+++ Information supplied +++

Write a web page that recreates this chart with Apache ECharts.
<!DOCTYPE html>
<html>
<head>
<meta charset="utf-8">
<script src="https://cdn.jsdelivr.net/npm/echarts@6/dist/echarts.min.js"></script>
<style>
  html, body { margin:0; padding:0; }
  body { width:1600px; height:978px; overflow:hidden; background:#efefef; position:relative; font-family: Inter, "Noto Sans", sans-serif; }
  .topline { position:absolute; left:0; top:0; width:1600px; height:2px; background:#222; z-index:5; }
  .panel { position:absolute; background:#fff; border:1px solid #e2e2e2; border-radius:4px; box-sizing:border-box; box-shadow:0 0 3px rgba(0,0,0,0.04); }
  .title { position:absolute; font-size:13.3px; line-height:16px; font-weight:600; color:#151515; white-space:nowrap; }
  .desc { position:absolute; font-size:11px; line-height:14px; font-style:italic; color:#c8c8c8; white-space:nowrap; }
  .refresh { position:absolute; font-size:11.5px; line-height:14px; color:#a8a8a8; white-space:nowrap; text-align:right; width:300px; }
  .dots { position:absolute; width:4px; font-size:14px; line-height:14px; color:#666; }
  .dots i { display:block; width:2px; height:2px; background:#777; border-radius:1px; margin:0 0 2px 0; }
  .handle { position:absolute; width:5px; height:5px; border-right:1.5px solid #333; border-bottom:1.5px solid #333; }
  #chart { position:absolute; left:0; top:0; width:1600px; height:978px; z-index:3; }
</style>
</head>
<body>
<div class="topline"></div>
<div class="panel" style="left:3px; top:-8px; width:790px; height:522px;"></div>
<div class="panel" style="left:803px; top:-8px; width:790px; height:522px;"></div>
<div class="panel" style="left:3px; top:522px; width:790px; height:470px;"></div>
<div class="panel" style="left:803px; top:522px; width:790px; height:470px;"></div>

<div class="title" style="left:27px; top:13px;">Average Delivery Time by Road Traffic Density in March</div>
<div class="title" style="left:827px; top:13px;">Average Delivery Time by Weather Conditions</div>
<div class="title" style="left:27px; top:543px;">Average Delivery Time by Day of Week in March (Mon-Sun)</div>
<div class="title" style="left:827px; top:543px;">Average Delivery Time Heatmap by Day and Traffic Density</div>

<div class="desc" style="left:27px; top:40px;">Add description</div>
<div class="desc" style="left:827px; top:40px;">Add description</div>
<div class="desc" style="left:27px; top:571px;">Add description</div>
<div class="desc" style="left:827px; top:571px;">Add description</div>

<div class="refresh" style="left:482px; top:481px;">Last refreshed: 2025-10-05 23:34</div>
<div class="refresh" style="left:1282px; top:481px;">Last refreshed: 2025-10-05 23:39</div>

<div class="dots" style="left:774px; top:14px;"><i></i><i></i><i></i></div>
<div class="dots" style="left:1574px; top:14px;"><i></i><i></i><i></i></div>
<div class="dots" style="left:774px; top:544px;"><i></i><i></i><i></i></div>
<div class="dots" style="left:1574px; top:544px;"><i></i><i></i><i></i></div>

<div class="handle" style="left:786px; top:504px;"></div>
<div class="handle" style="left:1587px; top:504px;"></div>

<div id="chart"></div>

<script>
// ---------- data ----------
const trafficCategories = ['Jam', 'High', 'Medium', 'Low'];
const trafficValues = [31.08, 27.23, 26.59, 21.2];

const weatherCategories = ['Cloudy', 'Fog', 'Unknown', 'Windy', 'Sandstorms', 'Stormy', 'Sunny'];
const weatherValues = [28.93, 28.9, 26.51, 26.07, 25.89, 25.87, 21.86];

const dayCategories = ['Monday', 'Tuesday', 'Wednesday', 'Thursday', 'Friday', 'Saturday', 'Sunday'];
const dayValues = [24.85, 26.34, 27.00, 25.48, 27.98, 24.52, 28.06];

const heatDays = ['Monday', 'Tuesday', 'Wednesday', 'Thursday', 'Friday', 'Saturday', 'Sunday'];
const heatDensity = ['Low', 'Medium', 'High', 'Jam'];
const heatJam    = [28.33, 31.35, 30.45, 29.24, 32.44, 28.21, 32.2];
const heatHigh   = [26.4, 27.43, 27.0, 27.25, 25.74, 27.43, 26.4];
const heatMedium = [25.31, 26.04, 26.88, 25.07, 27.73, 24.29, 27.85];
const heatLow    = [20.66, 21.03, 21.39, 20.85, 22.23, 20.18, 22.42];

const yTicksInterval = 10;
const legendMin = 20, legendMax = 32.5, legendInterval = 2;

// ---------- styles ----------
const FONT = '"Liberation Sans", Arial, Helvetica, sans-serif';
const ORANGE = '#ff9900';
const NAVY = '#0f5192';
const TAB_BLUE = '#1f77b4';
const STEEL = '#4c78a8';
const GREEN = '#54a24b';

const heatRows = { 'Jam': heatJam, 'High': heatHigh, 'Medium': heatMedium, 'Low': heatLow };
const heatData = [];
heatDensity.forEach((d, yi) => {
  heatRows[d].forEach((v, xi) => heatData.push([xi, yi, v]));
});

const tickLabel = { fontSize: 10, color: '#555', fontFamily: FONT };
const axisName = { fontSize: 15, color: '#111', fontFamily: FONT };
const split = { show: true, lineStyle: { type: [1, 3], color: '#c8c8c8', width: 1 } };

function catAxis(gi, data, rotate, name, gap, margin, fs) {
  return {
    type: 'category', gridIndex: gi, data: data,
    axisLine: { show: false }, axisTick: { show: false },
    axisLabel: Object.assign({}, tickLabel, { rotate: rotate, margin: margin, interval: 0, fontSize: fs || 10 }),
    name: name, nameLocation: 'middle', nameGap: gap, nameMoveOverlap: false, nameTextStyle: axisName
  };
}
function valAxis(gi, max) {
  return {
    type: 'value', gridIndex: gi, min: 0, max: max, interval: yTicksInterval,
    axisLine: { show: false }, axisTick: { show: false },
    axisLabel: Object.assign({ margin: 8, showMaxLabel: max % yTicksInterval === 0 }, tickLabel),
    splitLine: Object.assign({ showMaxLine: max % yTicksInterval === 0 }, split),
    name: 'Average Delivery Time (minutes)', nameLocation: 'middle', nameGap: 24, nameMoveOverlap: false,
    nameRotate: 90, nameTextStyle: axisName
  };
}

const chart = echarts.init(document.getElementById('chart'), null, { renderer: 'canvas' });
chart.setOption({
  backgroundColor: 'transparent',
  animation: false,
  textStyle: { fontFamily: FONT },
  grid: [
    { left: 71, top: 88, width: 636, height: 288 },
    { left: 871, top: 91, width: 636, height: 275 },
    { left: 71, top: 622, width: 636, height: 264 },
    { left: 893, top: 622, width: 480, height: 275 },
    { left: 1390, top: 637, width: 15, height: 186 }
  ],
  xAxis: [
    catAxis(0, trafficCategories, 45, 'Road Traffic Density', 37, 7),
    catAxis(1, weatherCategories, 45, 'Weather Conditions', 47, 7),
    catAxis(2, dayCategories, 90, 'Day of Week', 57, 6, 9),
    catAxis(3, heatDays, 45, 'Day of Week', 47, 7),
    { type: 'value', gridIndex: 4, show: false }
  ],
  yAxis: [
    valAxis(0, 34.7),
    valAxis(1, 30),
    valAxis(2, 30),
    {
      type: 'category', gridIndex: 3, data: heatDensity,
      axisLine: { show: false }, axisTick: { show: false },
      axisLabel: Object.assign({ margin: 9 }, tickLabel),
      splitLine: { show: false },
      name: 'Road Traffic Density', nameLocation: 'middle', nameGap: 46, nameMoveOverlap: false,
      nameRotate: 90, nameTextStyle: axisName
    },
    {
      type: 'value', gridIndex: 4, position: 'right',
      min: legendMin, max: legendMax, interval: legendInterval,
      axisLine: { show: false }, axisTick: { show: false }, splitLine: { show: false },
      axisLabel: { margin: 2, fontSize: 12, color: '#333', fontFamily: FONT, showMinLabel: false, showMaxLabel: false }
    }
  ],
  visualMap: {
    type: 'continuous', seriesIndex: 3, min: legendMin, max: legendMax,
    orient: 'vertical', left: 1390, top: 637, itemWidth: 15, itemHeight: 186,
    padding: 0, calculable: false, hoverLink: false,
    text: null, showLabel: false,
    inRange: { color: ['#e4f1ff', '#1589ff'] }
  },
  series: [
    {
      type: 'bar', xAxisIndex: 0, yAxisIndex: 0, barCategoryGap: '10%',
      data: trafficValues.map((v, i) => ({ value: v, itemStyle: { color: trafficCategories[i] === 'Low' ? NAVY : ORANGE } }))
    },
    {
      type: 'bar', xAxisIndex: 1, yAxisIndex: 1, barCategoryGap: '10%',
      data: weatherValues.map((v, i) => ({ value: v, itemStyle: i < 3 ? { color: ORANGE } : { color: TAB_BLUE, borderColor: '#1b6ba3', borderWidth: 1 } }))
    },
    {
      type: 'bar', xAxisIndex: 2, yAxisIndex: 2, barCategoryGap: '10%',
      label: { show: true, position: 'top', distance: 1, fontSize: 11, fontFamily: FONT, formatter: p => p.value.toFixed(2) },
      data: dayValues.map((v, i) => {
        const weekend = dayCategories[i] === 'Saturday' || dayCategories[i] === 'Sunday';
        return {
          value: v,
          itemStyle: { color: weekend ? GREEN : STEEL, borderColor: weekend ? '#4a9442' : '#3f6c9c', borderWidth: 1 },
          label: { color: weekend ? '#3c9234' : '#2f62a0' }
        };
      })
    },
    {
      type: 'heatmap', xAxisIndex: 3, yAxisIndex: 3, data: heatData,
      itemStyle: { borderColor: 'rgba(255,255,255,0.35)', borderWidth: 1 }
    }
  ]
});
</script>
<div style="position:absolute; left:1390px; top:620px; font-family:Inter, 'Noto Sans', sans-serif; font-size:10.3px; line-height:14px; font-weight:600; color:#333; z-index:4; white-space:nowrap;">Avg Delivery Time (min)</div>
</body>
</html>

+++
+++ Information supplied +++

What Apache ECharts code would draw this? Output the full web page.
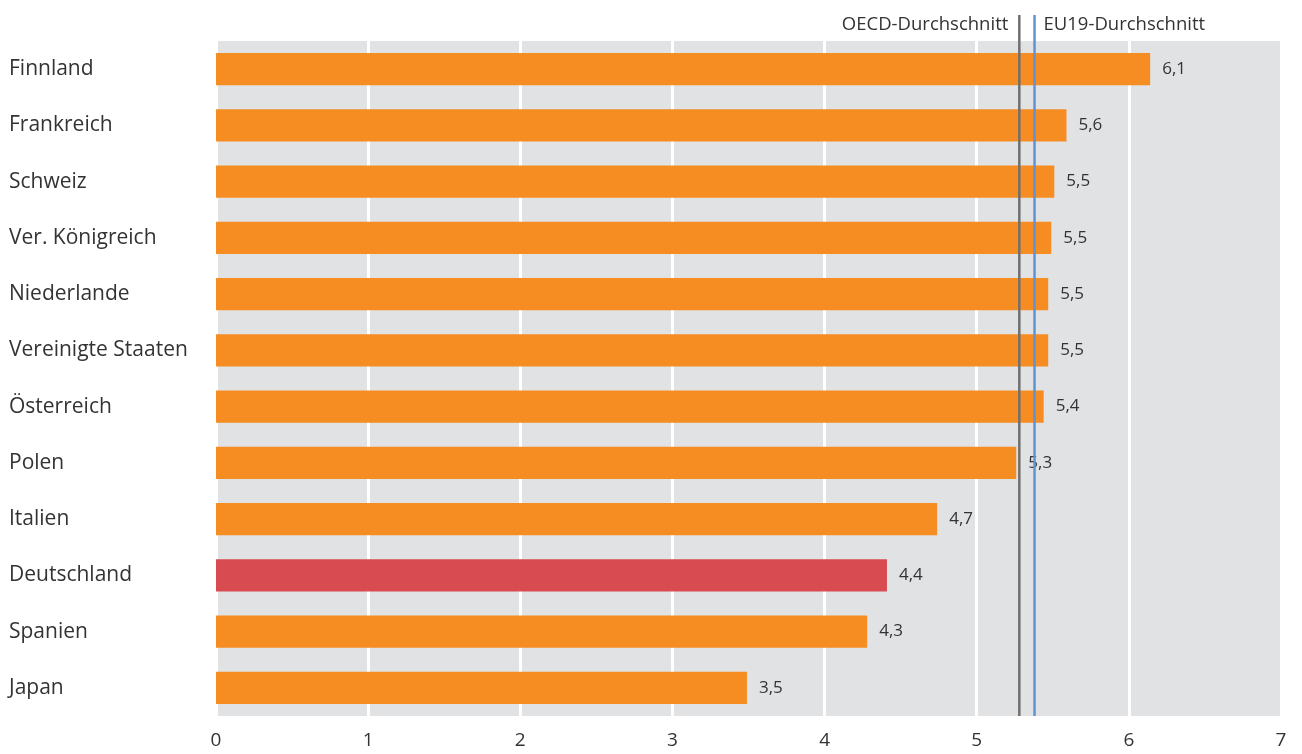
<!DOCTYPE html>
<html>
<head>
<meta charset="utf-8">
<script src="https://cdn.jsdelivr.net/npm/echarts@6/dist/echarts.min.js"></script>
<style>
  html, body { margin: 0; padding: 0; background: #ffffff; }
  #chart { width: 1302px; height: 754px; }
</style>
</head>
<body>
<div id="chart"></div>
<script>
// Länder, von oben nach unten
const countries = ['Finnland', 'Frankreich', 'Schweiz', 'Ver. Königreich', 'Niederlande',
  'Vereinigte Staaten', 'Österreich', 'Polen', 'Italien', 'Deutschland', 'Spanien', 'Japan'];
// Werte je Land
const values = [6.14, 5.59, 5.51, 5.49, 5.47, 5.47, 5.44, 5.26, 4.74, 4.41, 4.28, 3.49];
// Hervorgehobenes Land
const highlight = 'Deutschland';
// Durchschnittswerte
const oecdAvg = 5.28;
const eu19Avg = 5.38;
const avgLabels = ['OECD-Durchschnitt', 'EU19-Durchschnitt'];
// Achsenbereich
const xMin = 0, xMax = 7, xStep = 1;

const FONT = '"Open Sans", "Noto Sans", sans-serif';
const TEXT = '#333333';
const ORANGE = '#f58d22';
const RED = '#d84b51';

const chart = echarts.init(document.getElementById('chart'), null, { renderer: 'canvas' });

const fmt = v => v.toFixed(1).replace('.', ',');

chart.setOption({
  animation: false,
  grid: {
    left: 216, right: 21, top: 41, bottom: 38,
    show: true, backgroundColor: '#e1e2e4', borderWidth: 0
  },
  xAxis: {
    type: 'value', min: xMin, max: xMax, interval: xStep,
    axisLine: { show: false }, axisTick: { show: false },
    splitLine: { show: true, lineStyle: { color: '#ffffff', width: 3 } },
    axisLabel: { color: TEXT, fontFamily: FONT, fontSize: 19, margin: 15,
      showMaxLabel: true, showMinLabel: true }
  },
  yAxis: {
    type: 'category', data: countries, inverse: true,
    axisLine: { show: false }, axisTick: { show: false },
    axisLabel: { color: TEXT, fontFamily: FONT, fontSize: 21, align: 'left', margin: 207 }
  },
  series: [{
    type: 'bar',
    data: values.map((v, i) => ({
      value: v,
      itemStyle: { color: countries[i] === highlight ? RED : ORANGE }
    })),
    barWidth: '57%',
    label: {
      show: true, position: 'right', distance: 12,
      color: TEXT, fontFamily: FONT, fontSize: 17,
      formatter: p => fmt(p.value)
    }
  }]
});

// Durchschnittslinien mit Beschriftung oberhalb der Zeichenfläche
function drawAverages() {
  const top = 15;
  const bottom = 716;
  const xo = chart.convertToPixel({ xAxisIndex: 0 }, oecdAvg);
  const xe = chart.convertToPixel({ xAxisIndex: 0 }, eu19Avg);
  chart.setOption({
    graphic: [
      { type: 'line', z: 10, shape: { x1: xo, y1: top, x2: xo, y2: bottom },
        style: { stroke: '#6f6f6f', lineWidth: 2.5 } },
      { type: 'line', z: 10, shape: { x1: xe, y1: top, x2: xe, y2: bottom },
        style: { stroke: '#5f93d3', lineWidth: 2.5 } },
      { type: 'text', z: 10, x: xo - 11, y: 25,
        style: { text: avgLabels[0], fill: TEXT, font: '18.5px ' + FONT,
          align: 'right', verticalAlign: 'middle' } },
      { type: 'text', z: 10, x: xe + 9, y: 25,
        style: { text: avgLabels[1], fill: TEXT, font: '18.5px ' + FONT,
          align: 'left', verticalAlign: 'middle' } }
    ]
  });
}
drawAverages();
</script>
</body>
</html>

+++

Aim of the task
Find each line holding "Apache". Copy it out.

Final result
Write a web page that recreates this chart with Apache ECharts.
What Apache ECharts code would draw this? Output the full web page.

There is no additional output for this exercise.